On October 12, 2017, Heinz submitted a second request for mortgage assistance to Carrington. More back and forth occurred into November, as Carrington determined that the application remained incomplete, although Heinz, to the contrary, alleged that Carrington told him his application was complete and had been sent to underwriting.

As they say at the track, opinions make horse races!

Carrington proceeded with the foreclosure sale on November 14, 2017, where BOA bought the property for $225,120, subject to a 6-month redemption period. One day after the redemption period expired, Carrington declined to rescind the sale, allegedly because the documentation for mortgage assistance had not been received.

In June 2018, Heinz sued Carrington, alleging, among other things, that Carrington had violated the Fair Debt Collection Practices Act (FDCPA) by falsely assuring Heinz that the sheriff’s sale would be postponed and by foreclosing on the property in violation of Minnesota’s dual-tracking statute. His claim covered pre- and post-foreclosure sale representations that the loan modification was under review and sent to underwriting and all documentation for loss mitigation applications was not received.

But this is how it came to shake out: the court granted summary judgment for Carrington. The lien foreclosure activities did not constitute “debt collection” under the FDCPA. And Heinz failed to point to any case law in the 8th Circuit suggesting that statements about mortgage foreclosures or loss mitigation applications related to “collection of a debt” within the meaning of the FDCPA. Furthermore, Heinz presented no evidence from which a reasonable jury could conclude that Carrington’s communications or conduct were in connection with the “collection of a debt” as the FDCPA requires.

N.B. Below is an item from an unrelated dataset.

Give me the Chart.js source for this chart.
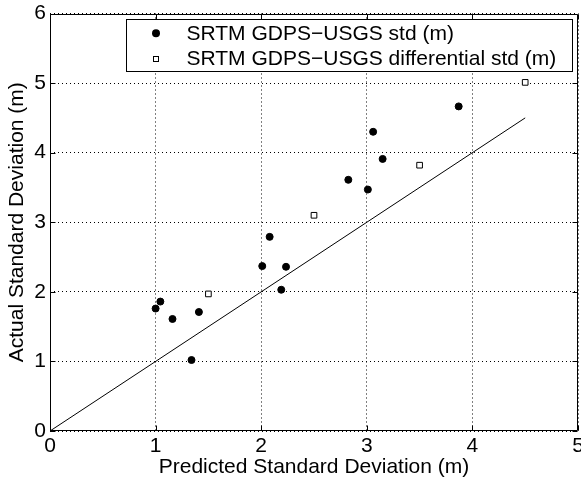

None of Carrington’s alleged misrepresentations related to specific repayment terms. The challenged communications did not discuss the terms of the underlying debt, demand payment for the debt, or threaten additional collection proceedings.

Instead, Carrington was “actively engaged in a process to dispossess Mr. Heinz of the Property” and threatened foreclosure if Carrington did not receive the necessary documentation. These actions could only be considered “enforcement” of security interests pending the foreclosure sale. The “animating purpose” of the communications and conduct could not be appropriately described as seeking to collect the underlying debt.

Thus, the court, accepting Heinz’s allegations as true, acknowledged that “Mr. Heinz fully cooperated with Carrington to try to stop it from foreclosing on the Property. As such, Carrington’s actions during the foreclosure process…might appropriately be described as unfair….[But b]ecause the record does not suggest that Carrington sought to collect the underlying debt…, the law requires the Court to find in Carrington’s favor.”

Now, here is the point where you might wonder why the court never mentioned the U.S. Supreme Court’s decision in Obduskey v. McCarthy & Holthus LLP, 2019 (Mar. 20, 2019), which held that one principally involved in “the enforcement of security interests” is not a debt collector, except for the purpose of 15 U.S.C. § 1692f(6), the FDCPA provision that prohibits a “debt collector” from “[t]aking or threatening to take any nonjudicial action to effect dispossession or disablement of property if (A) there is no present right to possession of the property…; and (B) there is no present intention to take possession of the property; or (C) the property is exempt by law for such dispossession or disablement.”

I would point out that the case I’ve outlined involved the definition of “debt collection,” not the definition of “debt collector,” although similar policy concerns probably underly each holding.